CZYTAJ TAKŻE: Twoja twarz brzmi znajomo, czyli blisko totalnej inwigilacji

Pamiętam jak sześć lat temu wyglądał ruch uliczny w Pekinie: mało kto zwracał uwagę na światła na przejściach. Obecnie takie zachowania nie ujdą czujnym oczom milionów kamer. W niektórych chińskich miastach systemy rozpoznawania twarzy wychwytują osoby przechodzące na czerwonym świetle, a następnie na wielkich ekranach są wyświetlane wizerunki winowajców, wraz z ich nazwiskami i numerami dowodów osobistych. Technologia dała Komunistycznej Partii Chin możliwość sprawowania kontroli nad społeczeństwem na bezprecedensową skalę. I wiele wskazuje, że stopień tej technologicznej kontroli będzie się jeszcze zwiększać.

Partia widzi wszystko

„Chiny ograniczyły w lipcu 2,56 mln zdyskredytowanym jednostkom możliwość kupowania biletów lotniczych, a 90 tys. jednostkom możliwość kupowania biletów na szybkie koleje” – triumfalnie donosił kilka miesięcy temu chiński dziennik „Global Times”. Wspomniane przez niego „zdyskredytowane jednostki” to obywatele ChRL, którzy mają zbyt mało punktów w systemie kredytu społecznego (zwanym również, systemem zaufania społecznego).

""

Bloomberg

cyfrowa.rp.pl

System ten jest wdrażany w Chinach od 2014 r., a w 2020 r. ma przybrać ogólnokrajową, „dojrzałą” formę. Jest tworzony przez instytucje państwowe przy współpracy firm z sektora prywatnego, m.in. takich internetowych gigantów jak Tencent czy należącej do koncernu Alibaba Group spółki Sesame Credit. Jego sercem są algorytmy oceniające zdolności kredytowe obywateli, ich skłonność do wypełniania zobowiązań, zachowania konsumenckie, aktywność w internecie i powiązania z innymi ludźmi. Na tej podstawie przyznają one punkty. Jeśli ktoś uzyskał ich dużo jest nagradzany np. preferencyjnym kredytem czy ułatwieniem przy przyjęciu na uczelnię. Jeśli ktoś ma ich zbyt mało, to np. nie może kupić biletów na pociąg, ma zmniejszoną szybkość połączenia internetowego lub odbierany mu jest domowy zwierzak.

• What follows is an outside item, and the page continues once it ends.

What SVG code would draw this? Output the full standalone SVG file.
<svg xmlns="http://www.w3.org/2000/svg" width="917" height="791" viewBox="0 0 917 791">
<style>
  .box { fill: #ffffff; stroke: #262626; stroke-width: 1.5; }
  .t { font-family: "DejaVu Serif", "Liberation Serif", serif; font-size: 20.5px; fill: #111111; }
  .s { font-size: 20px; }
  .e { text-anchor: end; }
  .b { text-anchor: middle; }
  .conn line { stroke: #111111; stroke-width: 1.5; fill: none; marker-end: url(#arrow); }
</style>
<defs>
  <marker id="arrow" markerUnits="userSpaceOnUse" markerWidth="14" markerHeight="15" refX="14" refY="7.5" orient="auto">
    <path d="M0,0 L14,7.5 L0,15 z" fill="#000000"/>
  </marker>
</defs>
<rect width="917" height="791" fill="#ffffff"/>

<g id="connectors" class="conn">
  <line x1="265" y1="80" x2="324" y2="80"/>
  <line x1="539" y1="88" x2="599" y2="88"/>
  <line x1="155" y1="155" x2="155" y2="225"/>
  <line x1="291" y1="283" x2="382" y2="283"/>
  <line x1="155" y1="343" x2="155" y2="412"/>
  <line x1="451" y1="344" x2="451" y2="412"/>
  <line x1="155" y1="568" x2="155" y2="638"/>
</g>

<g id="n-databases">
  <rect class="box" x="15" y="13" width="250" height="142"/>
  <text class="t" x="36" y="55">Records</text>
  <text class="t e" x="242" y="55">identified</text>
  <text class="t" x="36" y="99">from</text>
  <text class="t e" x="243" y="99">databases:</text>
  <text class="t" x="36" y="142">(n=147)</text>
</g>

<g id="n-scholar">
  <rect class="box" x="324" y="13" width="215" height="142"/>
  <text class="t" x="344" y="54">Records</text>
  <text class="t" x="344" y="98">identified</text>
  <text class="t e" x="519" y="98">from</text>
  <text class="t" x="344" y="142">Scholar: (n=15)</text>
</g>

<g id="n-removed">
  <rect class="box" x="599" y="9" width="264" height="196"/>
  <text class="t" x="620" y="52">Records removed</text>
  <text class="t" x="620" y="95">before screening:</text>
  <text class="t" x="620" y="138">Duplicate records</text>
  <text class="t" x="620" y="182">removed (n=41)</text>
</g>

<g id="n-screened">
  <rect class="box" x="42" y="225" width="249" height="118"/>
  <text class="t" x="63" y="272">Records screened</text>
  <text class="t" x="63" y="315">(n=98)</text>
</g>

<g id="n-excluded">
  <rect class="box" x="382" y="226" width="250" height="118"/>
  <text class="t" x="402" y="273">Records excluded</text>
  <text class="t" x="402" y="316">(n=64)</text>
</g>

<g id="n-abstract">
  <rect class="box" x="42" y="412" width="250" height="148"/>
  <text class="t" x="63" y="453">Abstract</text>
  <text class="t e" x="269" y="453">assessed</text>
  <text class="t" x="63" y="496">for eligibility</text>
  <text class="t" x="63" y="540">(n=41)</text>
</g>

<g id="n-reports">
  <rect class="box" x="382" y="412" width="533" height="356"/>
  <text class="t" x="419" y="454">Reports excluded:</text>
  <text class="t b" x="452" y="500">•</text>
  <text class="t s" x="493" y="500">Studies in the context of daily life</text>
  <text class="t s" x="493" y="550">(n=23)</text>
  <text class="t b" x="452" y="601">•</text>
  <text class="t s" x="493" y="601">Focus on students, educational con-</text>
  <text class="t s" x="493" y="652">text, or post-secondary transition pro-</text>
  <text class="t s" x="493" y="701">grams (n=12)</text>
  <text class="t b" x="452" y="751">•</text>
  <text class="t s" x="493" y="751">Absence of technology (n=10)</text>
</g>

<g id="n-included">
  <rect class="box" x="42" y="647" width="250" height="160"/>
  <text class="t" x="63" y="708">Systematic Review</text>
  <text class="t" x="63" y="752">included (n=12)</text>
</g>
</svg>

CZYTAJ TAKŻE: Maszyna wykrywająca korupcję okazała się zbyt skuteczna

Punkty tracić można oczywiście na wiele sposobów, nie tylko popadając w długi czy łamiąc przepisy ruchu drogowego. Karane jest też m.in.: zbyt długie granie w gry na konsolach, kupowanie zbyt dużej ilości alkoholu czy śmieciowego jedzenia, wyprowadzanie psa bez smyczy lub posiadanie psa, który zbyt dużo szczeka, zamieszczanie „fake newsów” w mediach społecznościowych, wchodzenie na niewłaściwe witryny internetowe a nawet posiadanie internetowego znajomego, który ma niski poziom punktów w systemie kredytu społecznego. System oceny zaczął już obejmować nie tylko ludzi, ale również spółki, które będą przez to musiały bardziej dbać o zadowolenie rządu, by móc przez przeszkód działać w Chinach.

– System zaufania społecznego w trybie rzeczywistym, kontroluje prawie miliard ludzi, przebywających i korzystających z jakiegokolwiek urządzenia podłączonego do sieci w Państwie Środka. W ramach owego „zaufania”, każdy możliwy ruch fizyczny, czy w ramach posiadanych urządzeń, z pomocą, czy przy użyciu między sieci jest stale analizowany. System rozpoczął się od analizy zdarzeń finansowych, przy pomocy algorytmów i poszczególnych dokonywanych płatności, możliwych dzięki jedynym akceptowalnym, kontrolowanym przez rząd systemom i kontrolowanym aplikacjom. Dalej objęto kontrolą przemieszczanie się ludzi, dalej dołożono element analizy twarzy, w ramach milionów stosowanych kamer CCV. Kolejnym celem była całkowita kontrola i analiza tak zwanych chińskich mediów społecznościowych. Obecnie wdrożono kolejny analizowany element, poruszanie się i poprawność chodu. Dzięki stosowanej inwigilacji cenzurze i kontroli prywatność jest mitem, nie istnieje. Ludzie w społeczeństwie, w ramach SZS, poddani zostali segregacji na obywateli kategorii A, B, C, D… – mówi Kamil Galicki, prezes zarządu IKG Technology, ekspert ds. bezpieczeństwa a w latach 2010-2014 zastępca dyrektora Rządowego Centrum Bezpieczeństwa.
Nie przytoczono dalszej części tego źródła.